> Publishing a crawl, or the URL's, under CC-0, CC-by, BSD, or Apache would make them usable without restrictions or any further legal analyses.

This isn't true, and I can't imagine that any lawyer would agree with this statement. CCF does not have rights ownership of any of the bytes of our crawl, so we cannot grant you any rights for the bytes in our crawl. Nothing that we could say could have any relationship to this legal issue.

It's confusing to me that you say this. Your own organization claims in the Terms of Service that it has rights over the crawls, even restricting how they are used. Now, you are telling me you believe you have none or no lawyer would consider this. If so, why is "Crawled Content" and restrictions on its use in your terms of service?

Very simply, if what you say is true, then you need to change your Terms to reflect that. You have two options:

1. Take crawled content out of the Terms of Service. Put a permissive license on the crawls.

2. Modify your Terms to say "crawled content" can be used for any purpose and distributed free with no restrictions. You currently impose extra restrictions, though.

That's contract law maybe with copyright elements in it. Yet, you also appear to believe your crawls aren't copyrightable. That's a huge unknown because collections are copyrightable when sufficient creativity is put into them:

https://en.m.wikipedia.org/wiki/Copyright_in_compilation

Many collections claim a copyright or have a permissive license for this reason. Again, simply saying your crawls and URL databases are permissively licensed would solve that problem. It takes just one edit on a few, web pages.
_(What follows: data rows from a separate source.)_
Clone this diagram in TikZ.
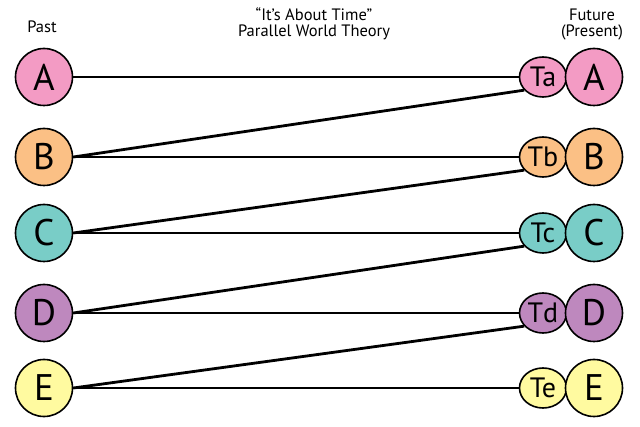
\documentclass[tikz,border=0pt]{standalone}
\usepackage{fontspec}
\setmainfont{PT Sans}
\usepackage{xcolor}
\usetikzlibrary{shapes.geometric,positioning,calc}
\definecolor{rowA}{RGB}{243,155,196}
\definecolor{rowB}{RGB}{251,192,133}
\definecolor{rowC}{RGB}{121,205,199}
\definecolor{rowD}{RGB}{190,136,190}
\definecolor{rowE}{RGB}{255,250,160}

\begin{document}
\begin{tikzpicture}[x=1pt, y=-1pt,
    big/.style={circle, draw, line width=1.6pt, minimum size=57pt, inner sep=0pt,
        font=\fontsize{37}{37}\selectfont},
    small/.style={ellipse, draw, line width=1.6pt, minimum width=47pt, minimum height=40pt,
        inner sep=0pt, font=\fontsize{28}{28}\selectfont},
    link/.style={line width=2.8pt},
    label/.style={anchor=base, inner sep=0pt, font=\fontsize{16.5}{16.5}\selectfont}]
                \useasboundingbox (0,0) rectangle (640,427);
                \node[label] (past) at (42,33) {Past};
                \node[label] (title) at (314,21) {“It’s About Time”};
                \node[label] (theory) at (314,36.5) {Parallel World Theory};
                \node[label] (future) at (592,21) {Future};
                \node[label] (present) at (592,36.5) {(Present)};
                \foreach \n/\l/\y in {A/a/77, B/b/157, C/c/233, D/d/313, E/e/388}{
                    \node[big, fill=row\n] (past\n) at (44,\y) {\n};
                    \node[small, fill=row\n] (t\n) at (543,\y) {T\l};
                    \node[big, fill=row\n] (fut\n) at (594,\y) {\n};
                    \draw[link] (past\n) -- (t\n);
                }
                \foreach \a/\b in {B/A, C/B, D/C, E/D}{
                    \draw[link] (past\a.east) -- (t\b.215);
                }
            \end{tikzpicture}
\end{document}
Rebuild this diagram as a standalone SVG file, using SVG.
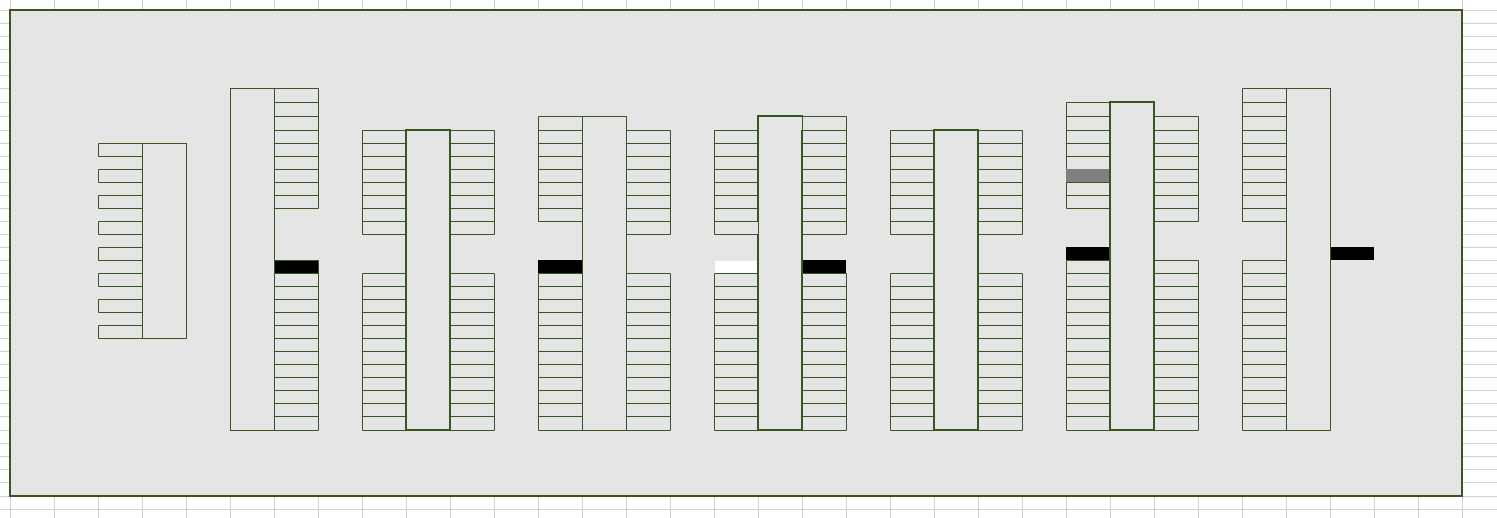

If crawls and DB's are truly without restrictions, please put a permissive license on their respective pages. Also, please change your terms to put no restrictions on Crawled Content. Instead, it should say something like it's free to use and distribute with no warranty or liability on you. The usual stuff.

I'll emphasize again that a permissively-licensed list of all URL's you've crawled is one of the most valuable changes you could make.
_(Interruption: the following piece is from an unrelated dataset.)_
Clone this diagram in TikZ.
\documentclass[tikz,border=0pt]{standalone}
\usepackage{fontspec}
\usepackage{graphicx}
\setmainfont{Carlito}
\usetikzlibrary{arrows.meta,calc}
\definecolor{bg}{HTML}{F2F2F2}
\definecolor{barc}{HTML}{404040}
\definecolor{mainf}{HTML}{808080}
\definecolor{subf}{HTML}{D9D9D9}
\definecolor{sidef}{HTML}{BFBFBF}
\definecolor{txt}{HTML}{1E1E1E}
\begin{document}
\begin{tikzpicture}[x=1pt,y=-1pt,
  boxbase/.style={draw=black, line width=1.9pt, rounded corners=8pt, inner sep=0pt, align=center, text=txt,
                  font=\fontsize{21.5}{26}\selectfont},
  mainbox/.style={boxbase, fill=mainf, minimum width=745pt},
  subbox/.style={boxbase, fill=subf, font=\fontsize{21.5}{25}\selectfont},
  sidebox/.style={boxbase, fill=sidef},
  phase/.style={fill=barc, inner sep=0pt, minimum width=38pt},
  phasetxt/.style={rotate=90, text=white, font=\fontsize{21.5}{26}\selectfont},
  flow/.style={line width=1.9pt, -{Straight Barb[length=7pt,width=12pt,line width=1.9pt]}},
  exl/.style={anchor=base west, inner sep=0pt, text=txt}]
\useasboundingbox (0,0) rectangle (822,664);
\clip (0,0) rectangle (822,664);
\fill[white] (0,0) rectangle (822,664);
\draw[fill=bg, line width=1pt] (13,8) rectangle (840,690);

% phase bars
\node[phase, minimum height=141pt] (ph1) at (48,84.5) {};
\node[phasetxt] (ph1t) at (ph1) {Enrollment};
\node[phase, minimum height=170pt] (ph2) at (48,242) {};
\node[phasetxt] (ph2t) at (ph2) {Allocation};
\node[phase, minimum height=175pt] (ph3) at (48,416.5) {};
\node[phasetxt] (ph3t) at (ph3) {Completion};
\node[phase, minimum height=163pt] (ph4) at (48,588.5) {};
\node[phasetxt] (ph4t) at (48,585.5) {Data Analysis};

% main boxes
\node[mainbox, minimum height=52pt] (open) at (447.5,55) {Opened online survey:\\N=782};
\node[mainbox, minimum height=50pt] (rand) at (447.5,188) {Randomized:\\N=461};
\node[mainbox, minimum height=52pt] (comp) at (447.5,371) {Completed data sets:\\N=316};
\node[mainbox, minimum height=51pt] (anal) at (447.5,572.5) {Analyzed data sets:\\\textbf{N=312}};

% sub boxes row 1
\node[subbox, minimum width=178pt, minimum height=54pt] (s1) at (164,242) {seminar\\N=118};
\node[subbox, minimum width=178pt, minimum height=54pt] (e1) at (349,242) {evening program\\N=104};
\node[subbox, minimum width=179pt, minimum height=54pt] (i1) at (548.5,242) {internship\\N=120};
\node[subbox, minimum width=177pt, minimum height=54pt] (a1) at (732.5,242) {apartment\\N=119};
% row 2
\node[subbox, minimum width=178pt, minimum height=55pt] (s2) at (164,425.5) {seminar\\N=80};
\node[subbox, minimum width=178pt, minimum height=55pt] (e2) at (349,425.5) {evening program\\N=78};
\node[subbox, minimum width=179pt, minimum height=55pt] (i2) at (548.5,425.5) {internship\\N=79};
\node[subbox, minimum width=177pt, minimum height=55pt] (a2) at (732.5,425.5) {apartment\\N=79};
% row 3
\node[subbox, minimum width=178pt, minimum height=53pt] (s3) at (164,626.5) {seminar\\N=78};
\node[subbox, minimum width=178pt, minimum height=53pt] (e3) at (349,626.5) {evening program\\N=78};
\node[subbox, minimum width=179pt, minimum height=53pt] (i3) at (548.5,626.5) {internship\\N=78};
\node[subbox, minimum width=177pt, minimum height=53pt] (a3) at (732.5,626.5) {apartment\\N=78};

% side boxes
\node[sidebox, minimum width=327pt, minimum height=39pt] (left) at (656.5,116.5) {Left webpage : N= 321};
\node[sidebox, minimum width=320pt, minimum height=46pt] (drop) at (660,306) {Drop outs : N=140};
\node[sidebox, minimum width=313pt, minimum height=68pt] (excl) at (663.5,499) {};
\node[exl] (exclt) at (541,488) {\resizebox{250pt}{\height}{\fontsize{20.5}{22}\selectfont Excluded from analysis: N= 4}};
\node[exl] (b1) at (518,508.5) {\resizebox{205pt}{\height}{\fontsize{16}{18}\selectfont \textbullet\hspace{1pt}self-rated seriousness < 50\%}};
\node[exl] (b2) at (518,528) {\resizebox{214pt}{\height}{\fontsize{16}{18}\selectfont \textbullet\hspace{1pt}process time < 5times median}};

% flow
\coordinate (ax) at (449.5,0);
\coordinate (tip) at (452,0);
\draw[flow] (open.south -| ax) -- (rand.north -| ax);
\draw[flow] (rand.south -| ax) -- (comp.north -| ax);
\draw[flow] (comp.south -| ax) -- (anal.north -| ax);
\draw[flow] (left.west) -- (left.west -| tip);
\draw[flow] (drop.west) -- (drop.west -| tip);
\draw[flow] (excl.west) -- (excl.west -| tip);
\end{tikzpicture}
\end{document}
You made me sad that I attempted to reply.

Edit: spelling

You told me you made no legal claims on your crawled content. You implied you wanted it to be free for all uses.

I linked to your Terms of Service which claims control of "Crawled Content" with restrictions. I asked you to remove those parts or chnage them to BSD, etc for full permissions.
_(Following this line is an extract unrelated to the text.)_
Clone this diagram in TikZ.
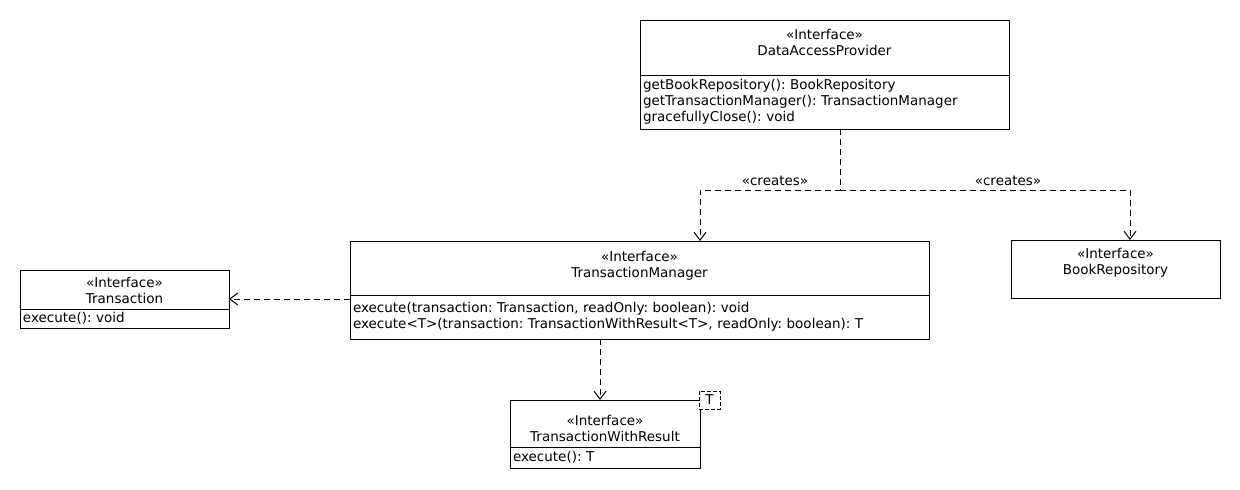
\documentclass[tikz,border=0pt]{standalone}
\usepackage{fontspec}
\setmainfont{DejaVu Sans}
\usetikzlibrary{arrows.meta}
\frenchspacing

\begin{document}
\begin{tikzpicture}[x=1pt,y=-1pt,line width=1pt,
        font=\fontsize{13.5}{16}\selectfont,
        >={Straight Barb[length=8pt,width=12pt]},
        head/.style={draw,rectangle,align=center,minimum width=#1,inner sep=0pt,outer sep=0pt,text height=26pt},
        body/.style={draw,rectangle,anchor=north,align=left,text width=#1,inner xsep=3pt,inner ysep=1.5pt,outer sep=0pt},
        dep/.style={->,dash pattern=on 6pt off 4pt}]
        \useasboundingbox(0,0)rectangle(1240,490);
        % classes
        \node [head=369pt,minimum height=55pt,text depth=10.6pt](dap)at(824.5,47.5){«Interface»\\DataAccessProvider};
        \node [body=363pt,minimum height=54pt](dapm)at(dap.south){getBookRepository(): BookRepository\\getTransactionManager(): TransactionManager\\gracefullyClose(): void};
        \node [head=579pt,minimum height=54pt,text depth=6.6pt](tm)at(639.5,268){«Interface»\\TransactionManager};
        \node [body=573pt,minimum height=44pt](tmm)at(tm.south){execute(transaction: Transaction, readOnly: boolean): void\\execute<T>(transaction: TransactionWithResult<T>, readOnly: boolean): T};
        \node [head=209pt,minimum height=58pt,text depth=15.6pt](br)at(1115.5,269){«Interface»\\BookRepository};
        \node [head=209pt,minimum height=39pt,text height=28.4pt,text depth=0pt](tr)at(124.5,289.5){«Interface»\\Transaction};
        \node [body=203pt,minimum height=19pt](trm)at(tr.south){execute(): void};
        \node [head=190pt,minimum height=47pt,text height=36.4pt,text depth=0pt](twr)at(605,423.5){«Interface»\\TransactionWithResult};
        \node [body=184pt,minimum height=21pt](twrm)at(twr.south){execute(): T};
        \node [draw,rectangle,fill=white,dash pattern=on 4pt off 2pt,minimum width=21pt,minimum height=18pt,inner sep=0pt](tp)at(709.5,400){T};
        % dependencies
        \coordinate(s)at(840,190);
        \coordinate(l)at(700,190);
        \coordinate(r)at(1130,190);
        \draw[dep](s |- dapm.south)--(s)-|(l |- tm.north);
        \draw[dep](s)-|(r |- br.north);
        \node(c1)at(775,181){«creates»};
        \node(c2)at(1008,181){«creates»};
        \coordinate(t)at([yshift=-4pt]tmm.north west);
        \draw[dep](t)--(t -| trm.east);
        \coordinate(u)at([xshift=-39.5pt]tmm.south);
        \draw[dep](u)--(u |- twr.north);
\end{tikzpicture}
\end{document}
You denied any legal claims existed despite your Terms and collective copyright having legal claims. I explained how you can fix that by changing your terms and download page to be permissive.

Now, you are sad that you attempted to reply? Shouldn't you be happy that a Common Crawl fan who sees great value in your work warned you about restrictive Terms and unclear licensing? What's sad about that?

I am very grateful for work that your organization does. I'd like to promote it for many public-benefit uses, from machine learning to Google alternatives. I can't do that if Terms are restrictive and licensing is unclear. Please fix it so your supporters can tell potential users that the crawls and DB's themselves are zero risk on your end.

[deleted]